The petitioner has stated that her friend was earlier receiving treatment at AIIMS but the same could not continue during the pandemic due to "donor availability issues". The sick man is now planning to go to Switzerland for euthanasia, the practice of ending the life of a patient to limit the patient's suffering. The patient in question would typically be terminally ill or experiencing great pain and suffering. It is categorized in different ways, which include voluntary, non-voluntary, or involuntary. Voluntary euthanasia is legal in a growing number of countries. When the consent of the patient is not available, it is non-voluntary euthanasia which is illegal in all countries and is usually considered murder.
Euthanasia is a crime in India. Section 309 of the Indian Penal Code (IPC) deals with the attempt to commit suicide and Section 306 of the IPC deals with abetment of suicide - both actions are punishable.
People across the world come to Switzerland, where assisted suicide is considered a legitimate way to end one's life. Hence, it has earned the tag 'death tourism'.
According to Dignitas, a well-known organisation that accepts non-Swiss applications, more than 90% of its members in 2018 were foreigners.
As per Swiss law, it does not consider suicide a crime or assisting suicide as complicity in a crime. However, it only views it as crime if the motive is selfish. Upon declaring assisted suicide, a police inquiry will begin like in all "unnatural death." Also, prosecution happens only if doubts are raised on the patient's competence to make an autonomous choice.
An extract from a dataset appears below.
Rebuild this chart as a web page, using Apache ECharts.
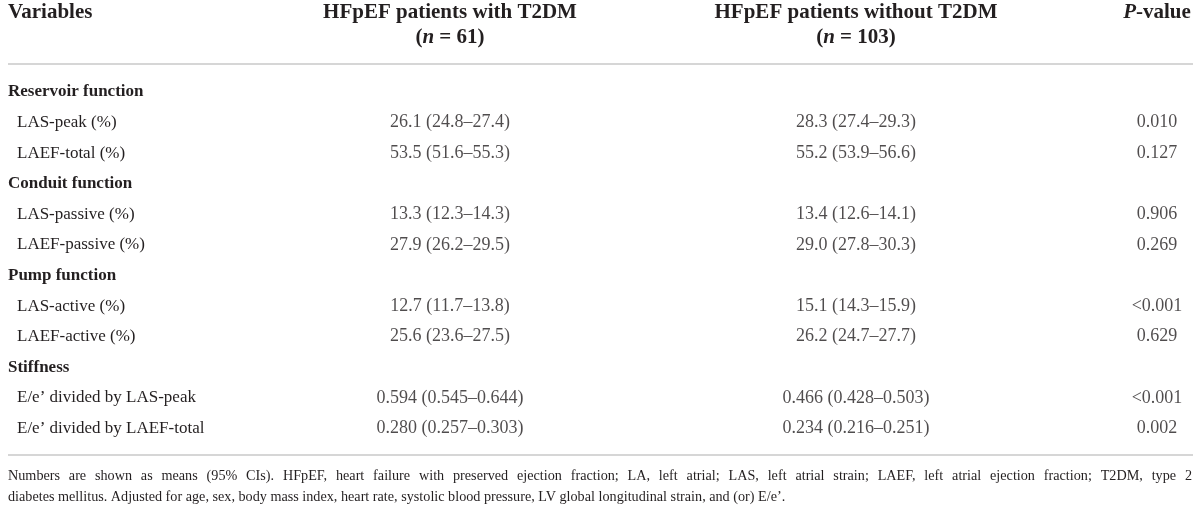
<!DOCTYPE html>
<html lang="en">
  <head>
    <meta charset="UTF-8" />
    <title>LA function in HFpEF with and without T2DM</title>
    <style>
      html, body { margin: 0; padding: 0; background: #fff; }
    </style>
  </head>
  <body>
    <div id="main" style="width: 1200px; height: 509px"></div>
    <script src="https://cdn.jsdelivr.net/npm/echarts@6/dist/echarts.min.js"></script>
    <script>
      // table rows (top to bottom)
      const rowLabels = [
        "Reservoir function",
        "LAS-peak (%)",
        "LAEF-total (%)",
        "Conduit function",
        "LAS-passive (%)",
        "LAEF-passive (%)",
        "Pump function",
        "LAS-active (%)",
        "LAEF-active (%)",
        "Stiffness",
        "E/e\u2019 divided by LAS-peak",
        "E/e\u2019 divided by LAEF-total",
      ];
      const sectionRows = ["Reservoir function", "Conduit function", "Pump function", "Stiffness"];
      const decimals = [null, 1, 1, null, 1, 1, null, 1, 1, null, 3, 3];

      // HFpEF with T2DM (n = 61): mean and 95% CI
      const withMean = [null, 26.1, 53.5, null, 13.3, 27.9, null, 12.7, 25.6, null, 0.594, 0.28];
      const withLow = [null, 24.8, 51.6, null, 12.3, 26.2, null, 11.7, 23.6, null, 0.545, 0.257];
      const withHigh = [null, 27.4, 55.3, null, 14.3, 29.5, null, 13.8, 27.5, null, 0.644, 0.303];

      // HFpEF without T2DM (n = 103)
      const withoutMean = [null, 28.3, 55.2, null, 13.4, 29.0, null, 15.1, 26.2, null, 0.466, 0.234];
      const withoutLow = [null, 27.4, 53.9, null, 12.6, 27.8, null, 14.3, 24.7, null, 0.428, 0.216];
      const withoutHigh = [null, 29.3, 56.6, null, 14.1, 30.3, null, 15.9, 27.7, null, 0.503, 0.251];

      const pValues = ["", "0.010", "0.127", "", "0.906", "0.269", "", "<0.001", "0.629", "", "<0.001", "0.002"];

      const footnote = [
        "Numbers are shown as means (95% CIs). HFpEF, heart failure with preserved ejection fraction; LA, left atrial; LAS, left atrial strain; LAEF, left atrial ejection fraction; T2DM, type 2",
        "diabetes mellitus. Adjusted for age, sex, body mass index, heart rate, systolic blood pressure, LV global longitudinal strain, and (or) E/e\u2019.",
      ];

      // layout
      const FONT = "Liberation Serif";
      const INK = "#231f20";
      const RULE = "#d6d6d6";
      const colX = { withT2dm: 450, withoutT2dm: 856, pValue: 1157 };
      const NOTE_FONT = "14.2px " + FONT;
      const LEFT = 8;
      const RIGHT = 1193;

      function ciText(mean, low, high, i) {
        const d = decimals[i];
        return mean[i].toFixed(d) + " (" + low[i].toFixed(d) + "\u2013" + high[i].toFixed(d) + ")";
      }

      function columnData(x, textOf) {
        const out = [];
        rowLabels.forEach(function (name, i) {
          const t = textOf(i);
          if (t) out.push({ value: [x, i], text: t });
        });
        return out;
      }

      function cellSeries(data) {
        return {
          type: "scatter",
          data: data,
          symbolSize: 1,
          itemStyle: { color: "rgba(0,0,0,0)" },
          silent: true,
          label: {
            show: true,
            position: "inside",
            fontFamily: FONT,
            fontSize: 18,
            color: INK,
            formatter: function (p) {
              return p.data.text;
            },
          },
        };
      }

      // justified first footnote line: one text element per word
      function justifiedLine(text, y) {
        const ctx = document.createElement("canvas").getContext("2d");
        ctx.font = NOTE_FONT;
        const words = text.split(" ");
        const widths = words.map(function (w) {
          return ctx.measureText(w).width;
        });
        const total = widths.reduce(function (a, b) {
          return a + b;
        }, 0);
        const gap = (RIGHT - 1 - LEFT - total) / (words.length - 1);
        const els = [];
        let x = LEFT;
        words.forEach(function (w, i) {
          els.push({
            type: "text",
            style: { x: x, y: y, text: w, font: NOTE_FONT, fill: INK, textAlign: "left", textVerticalAlign: "middle" },
          });
          x += widths[i] + gap;
        });
        return els;
      }

      const headRich = {
        b: { fontFamily: FONT, fontSize: 21, fontWeight: "bold", fill: INK, lineHeight: 25 },
        bi: { fontFamily: FONT, fontSize: 21, fontWeight: "bold", fontStyle: "italic", fill: INK, lineHeight: 25 },
      };

      var chartDom = document.getElementById("main");
      var myChart = echarts.init(chartDom);
      var option = {
        animation: false,
        backgroundColor: "#fff",
        grid: { left: 0, right: 0, top: 76.7, bottom: 65.2 },
        xAxis: { type: "value", min: 0, max: 1200, show: false },
        yAxis: {
          type: "category",
          inverse: true,
          data: rowLabels,
          axisLine: { show: false },
          axisTick: { show: false },
          splitLine: { show: false },
          axisLabel: {
            inside: true,
            margin: 8,
            formatter: function (v) {
              return sectionRows.indexOf(v) >= 0 ? "{sec|" + v + "}" : "{item|" + v + "}";
            },
            rich: {
              sec: { fontFamily: FONT, fontSize: 17, fontWeight: "bold", color: INK },
              item: { fontFamily: FONT, fontSize: 17, color: INK, padding: [0, 0, 0, 9] },
            },
          },
        },
        series: [
          cellSeries(
            columnData(colX.withT2dm, function (i) {
              return withMean[i] == null ? "" : ciText(withMean, withLow, withHigh, i);
            })
          ),
          cellSeries(
            columnData(colX.withoutT2dm, function (i) {
              return withoutMean[i] == null ? "" : ciText(withoutMean, withoutLow, withoutHigh, i);
            })
          ),
          cellSeries(
            columnData(colX.pValue, function (i) {
              return pValues[i];
            })
          ),
        ],
        graphic: [
          {
            type: "text",
            style: { x: LEFT, y: 0, text: "{b|Variables}", rich: headRich, textAlign: "left", textVerticalAlign: "top" },
          },
          {
            type: "text",
            style: {
              x: colX.withT2dm,
              y: 0,
              text: "{b|HFpEF patients with T2DM}\n{b|(}{bi|n}{b| = 61)}",
              rich: headRich,
              textAlign: "center",
              textVerticalAlign: "top",
            },
          },
          {
            type: "text",
            style: {
              x: colX.withoutT2dm,
              y: 0,
              text: "{b|HFpEF patients without T2DM}\n{b|(}{bi|n}{b| = 103)}",
              rich: headRich,
              textAlign: "center",
              textVerticalAlign: "top",
            },
          },
          {
            type: "text",
            style: {
              x: colX.pValue,
              y: 0,
              text: "{bi|P}{b|-value}",
              rich: headRich,
              textAlign: "center",
              textVerticalAlign: "top",
            },
          },
          {
            type: "line",
            shape: { x1: LEFT, y1: 64, x2: RIGHT, y2: 64 },
            style: { stroke: RULE, lineWidth: 2 },
          },
          {
            type: "line",
            shape: { x1: LEFT, y1: 455, x2: RIGHT, y2: 455 },
            style: { stroke: RULE, lineWidth: 2 },
          },
        ]
          .concat(justifiedLine(footnote[0], 476))
          .concat([
            {
              type: "text",
              style: {
                x: LEFT,
                y: 497,
                text: footnote[1],
                font: NOTE_FONT,
                fill: INK,
                textAlign: "left",
                textVerticalAlign: "middle",
              },
            },
          ]),
      };
      myChart.setOption(option);
    </script>
  </body>
</html>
The application of these practices has become simplified over the years and societies for the right to die with dignity based on this principle have come into being.
According to EXIT, a democratically organised society under Swiss law, Suicide assistance may be rendered whenever the person wishing to die:
- knows what he or she is doing (faculty of judgement)
- does not act on impulse (due consideration)
- has a persistent wish to die (constancy)
- is not under the influence of any third party (autonomy)
- commits suicide by his or her own hand (agency)
- This means that even suicide assistance to young healthy people would technically be legal.
Like EXIT, there are a few other societies including Digintas that provide physician-assisted suicide to members with terminal illness or severe physical or mental illness.
The Netherlands was the first country to decriminalize voluntary euthanasia and assisted suicide by passing a law in 2002.
Spain, Belgium, Luxembourg, Canada, Colombia, Germany, some US states and Australia are the other nations where voluntary euthanasia is legal.